HC Deb 01 August 1916 vol 85 cc99-100

(1) The Commissioners shall, having regard to the interests of the public and to naval, military, and diplomatic considerations, allow or refuse to allow the public or any portion of the public to be present during any proceedings of the Commissioners: Provided that a full and complete record in shorthand shall be kept of all evidence taken whether in public or in private.

(2) If any person who is present at any proceedings of the Commissioners at which the public or any portion thereof are not allowed to be present discloses, without the authority of the Commissioners, either directly or indirectly, anything that has taken place at those proceedings, he shall be liable to punishment for contempt of Court.

Mr. CHAMBERLAIN

I beg to move, in Sub-section (2), after the word "Commissioners" ["the authority of the Commissioners"], to insert the words "or without proper authority given on behalf of His Majesty."

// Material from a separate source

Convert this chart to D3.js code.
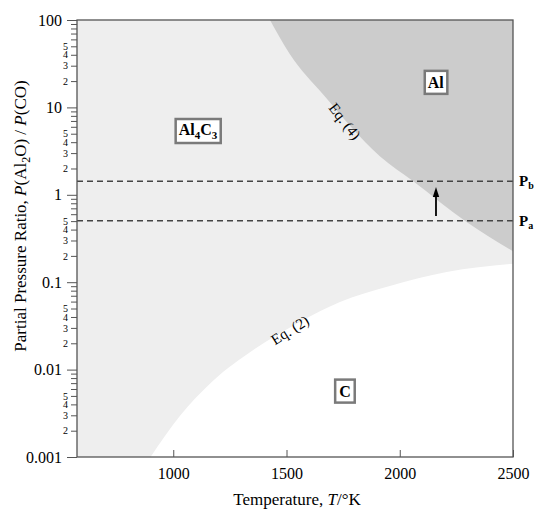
<!DOCTYPE html>
<html>
<head>
<meta charset="utf-8">
<script src="https://cdn.jsdelivr.net/npm/d3@7"></script>
<style>
  body { margin: 0; background: #fff; }
  text { font-family: "Liberation Serif", "Times New Roman", serif; }
</style>
</head>
<body>
<div id="chart"></div>
<script>
// Eq. (4) boundary (Al4C3 / Al): temperature (K) and ratio
const eq4Temps = [1427, 1515, 1661, 1912, 2058, 2295, 2500];
const eq4Ratios = [100, 40.5, 14.1, 2.77, 1.44, 0.49, 0.226];

// Eq. (2) boundary (Al4C3 / C)
const eq2Temps = [900, 1030, 1171, 1361, 1559, 1736, 1956, 2207, 2500];
const eq2Ratios = [0.001, 0.00296, 0.00724, 0.0173, 0.0351, 0.0594, 0.0906, 0.131, 0.163];

// dashed pressure levels
const levelNames = ['b', 'a'];
const levelRatios = [1.43, 0.505];

// arrow from Pa up to Pb
const arrowTemp = 2160;
const arrowRatios = [0.571, 1.225];

// axes
const xTicks = [1000, 1500, 2000, 2500];
const yTicks = [0.001, 0.01, 0.1, 1, 10, 100];
const yTickLabels = ['0.001', '0.01', '0.1', '1', '10', '100'];

// phase labels: name, temperature, ratio
const phaseNames = ['Al4C3', 'Al', 'C'];
const phaseTemps = [1109, 2159, 1758];
const phaseRatios = [5.6, 19.4, 0.00569];

// curve labels
const eqNames = ['Eq. (4)', 'Eq. (2)'];
const eqTemps = [1758, 1515];
const eqRatios = [6.95, 0.0284];
const eqAngles = [52, -32];

const width = 534, height = 510;
const margin = { top: 20, right: 21, bottom: 53, left: 77 };

const svg = d3.select('#chart')
  .append('svg')
  .attr('width', width)
  .attr('height', height);

const x = d3.scaleLinear()
  .domain([575, 2500])
  .range([margin.left, width - margin.right]);

const y = d3.scaleLog()
  .domain([0.001, 100])
  .range([height - margin.bottom, margin.top]);

// light grey background = Al4C3 field
svg.append('rect')
  .attr('x', x(575))
  .attr('y', y(100))
  .attr('width', x(2500) - x(575))
  .attr('height', y(0.001) - y(100))
  .attr('fill', '#eeeeee');

svg.append('clipPath').attr('id', 'plot')
  .append('rect')
  .attr('x', x(575))
  .attr('y', y(100))
  .attr('width', x(2500) - x(575))
  .attr('height', y(0.001) - y(100));

const eq4 = eq4Temps.map((t, i) => ({ T: t, P: eq4Ratios[i] }));
const eq2 = eq2Temps.map((t, i) => ({ T: t, P: eq2Ratios[i] }));

// Al field (dark grey), between Eq. (4) and the top
svg.append('path')
  .datum(eq4)
  .attr('clip-path', 'url(#plot)')
  .attr('fill', '#cccccc')
  .attr('d', d3.area()
    .x(d => x(d.T))
    .y0(y(100))
    .y1(d => y(d.P))
    .curve(d3.curveMonotoneX));

// C field (white), between Eq. (2) and the bottom
svg.append('path')
  .datum(eq2)
  .attr('clip-path', 'url(#plot)')
  .attr('fill', '#ffffff')
  .attr('d', d3.area()
    .x(d => x(d.T))
    .y0(y(0.001))
    .y1(d => y(d.P))
    .curve(d3.curveMonotoneX));

// dashed lines Pa, Pb
levelRatios.forEach((p, i) => {
  svg.append('line')
    .attr('x1', x(575))
    .attr('x2', x(2500))
    .attr('y1', y(p))
    .attr('y2', y(p))
    .attr('stroke', '#444')
    .attr('stroke-width', 1.5)
    .attr('stroke-dasharray', '6,4');

  const lab = svg.append('text')
    .attr('x', x(2500) + 6)
    .attr('y', y(p))
    .attr('dy', '0.35em')
    .style('font-size', '15px')
    .style('font-weight', 'bold')
    .attr('fill', '#000');
  lab.append('tspan').text('P');
  lab.append('tspan').attr('dy', 3).style('font-size', '10px').text(levelNames[i]);
});

// arrow
svg.append('line')
  .attr('x1', x(arrowTemp))
  .attr('x2', x(arrowTemp))
  .attr('y1', y(arrowRatios[0]))
  .attr('y2', y(arrowRatios[1]) + 8)
  .attr('stroke', '#000')
  .attr('stroke-width', 1.8);
svg.append('path')
  .attr('fill', '#000')
  .attr('d', `M${x(arrowTemp)},${y(arrowRatios[1])} l-3.2,10 l6.4,0 z`);

// frame
svg.append('rect')
  .attr('x', x(575))
  .attr('y', y(100))
  .attr('width', x(2500) - x(575))
  .attr('height', y(0.001) - y(100))
  .attr('fill', 'none')
  .attr('stroke', '#555')
  .attr('stroke-width', 1.3);

// y axis: major ticks
const yAxis = svg.append('g')
  .attr('transform', `translate(${margin.left},0)`)
  .call(d3.axisLeft(y)
    .tickValues(yTicks)
    .tickSize(10)
    .tickPadding(5)
    .tickFormat((d, i) => yTickLabels[i]));
yAxis.select('.domain').remove();
yAxis.selectAll('line').attr('stroke', '#555');
yAxis.selectAll('text')
  .style('font-size', '16px')
  .style('font-family', '"Liberation Serif", serif')
  .attr('fill', '#000');

// y axis: minor ticks 2..9, labels only 2..5
const minor = [];
yTicks.slice(0, -1).forEach(d => {
  for (let k = 2; k <= 9; k++) minor.push(d * k);
});
const yMinor = svg.append('g')
  .attr('transform', `translate(${margin.left},0)`)
  .call(d3.axisLeft(y)
    .tickValues(minor)
    .tickSize(6)
    .tickPadding(3)
    .tickFormat(d => {
      const k = Math.round(d / Math.pow(10, Math.floor(Math.log10(d) + 1e-9)));
      return k <= 5 ? k : '';
    }));
yMinor.select('.domain').remove();
yMinor.selectAll('line').attr('stroke', '#555');
yMinor.selectAll('text')
  .style('font-size', '10px')
  .style('font-family', '"Liberation Serif", serif')
  .attr('fill', '#000');

// x axis, ticks pointing inwards
const xAxis = svg.append('g')
  .attr('transform', `translate(0,${y(0.001)})`)
  .call(d3.axisBottom(x)
    .tickValues(xTicks)
    .tickSizeInner(-7)
    .tickSizeOuter(0)
    .tickPadding(11)
    .tickFormat(d3.format('d')));
xAxis.select('.domain').remove();
xAxis.selectAll('line').attr('stroke', '#555');
xAxis.selectAll('text')
  .style('font-size', '16px')
  .style('font-family', '"Liberation Serif", serif')
  .attr('fill', '#000');

// axis titles
const xTitle = svg.append('text')
  .attr('x', 297)
  .attr('y', 505)
  .attr('text-anchor', 'middle')
  .style('font-size', '17px');
xTitle.append('tspan').text('Temperature, ');
xTitle.append('tspan').style('font-style', 'italic').text('T');
xTitle.append('tspan').text('/°K');

const yTitle = svg.append('text')
  .attr('transform', 'translate(26,216) rotate(-90)')
  .attr('text-anchor', 'middle')
  .style('font-size', '17px');
yTitle.append('tspan').text('Partial Pressure Ratio, ');
yTitle.append('tspan').style('font-style', 'italic').text('P');
yTitle.append('tspan').text('(Al');
yTitle.append('tspan').attr('dy', 4).style('font-size', '12px').text('2');
yTitle.append('tspan').attr('dy', -4).text('O) / ');
yTitle.append('tspan').style('font-style', 'italic').text('P');
yTitle.append('tspan').text('(CO)');

// phase labels in boxes
phaseNames.forEach((name, i) => {
  const g = svg.append('g');
  const t = g.append('text')
    .attr('x', x(phaseTemps[i]))
    .attr('y', y(phaseRatios[i]))
    .attr('dy', '0.35em')
    .attr('text-anchor', 'middle')
    .style('font-size', '16px')
    .style('font-weight', 'bold');
  if (name === 'Al4C3') {
    t.append('tspan').text('Al');
    t.append('tspan').attr('dy', 4).style('font-size', '11px').text('4');
    t.append('tspan').attr('dy', -4).text('C');
    t.append('tspan').attr('dy', 4).style('font-size', '11px').text('3');
  } else {
    t.text(name);
  }
  const bb = t.node().getBBox();
  const padX = name === 'C' ? 4 : 3, padY = 3;
  g.insert('rect', 'text')
    .attr('x', bb.x - padX)
    .attr('y', bb.y - padY + (name === 'Al4C3' ? 1 : 0))
    .attr('width', bb.width + 2 * padX)
    .attr('height', bb.height + 2 * padY - (name === 'Al4C3' ? 2 : 0))
    .attr('fill', '#fff')
    .attr('stroke', '#7a7a7a')
    .attr('stroke-width', 2.5);
});

// curve labels
eqNames.forEach((name, i) => {
  svg.append('text')
    .attr('transform', `translate(${x(eqTemps[i])},${y(eqRatios[i])}) rotate(${eqAngles[i]})`)
    .attr('text-anchor', 'middle')
    .attr('dy', '0.35em')
    .style('font-size', '15px')
    .text(name);
});
</script>
</body>
</html>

We have had some discussion on this subject in the Committee stage, and we undertook to put in these words. I must just be permitted to refer to the Amendment standing next on the Paper in the name of the hon. Member for Galway (Mr. Hazleton), because the Government propose to accept that Amendment, and it really bears on the Amendment I am moving. That Amendment will deprive an Officer of State of the plea which he could urge before the High Court, and which would be accepted there, that a document is privileged, and that he should therefore not be called upon to produce it. This inquiry will sit, so far as is necessary, in secret, and a record will be kept, but the whole of that will not be published, and under these circumstances we conceive that we should not plead privilege as a reason for not disclosing a document if the Commission call for it. But if the Commission is treated with frankness, and the evidence is treated as confidential, it would be contempt of Court to make this information public without the authority of the Commission, so long as it sits. We shall have to lay before the Commission documents which are highly confidential, and during the War it cannot be allowed that anyone who has been present at a private sitting of the Commission when the documents were produced, that when the Commission ceases to sit or when the War is over, he should treat all these confidential matters as being public and as being material which he can make use of in public. We propose this machinery in order that we may give the Commission the fullest possible information and, at the same time, guard against the abuse of the information given to them by its production without proper authority being given.

Amendment agreed to.

Mr. CHAMBERLAIN

I beg to move in Sub-section (2), to leave out the words "liable to punishment for contempt of Court," and to insert instead thereof the words "guilty of a misdemeanour, and the Official Secrets Act, 1911, shall apply as it applies to a misdemeanour under Section two of that Act."

Mr. HUME-WILLIAMS

Why is the restriction against the publication of the official secrets confined in this way? Why should the restriction not apply to cases where the public are admitted—official documents may very easily be produced while the public are present?

Sir G. CAVE

The public will be permitted to attend the meetings of the Commission, and anybody may hear the evidence produced. Such persons should not be under a penalty if afterwards they publish what has really been made public before the Commission. If any objection is raised to a document being read or made public, the Commissioners can provide that that particular part, of the evidence shall not be heard in public.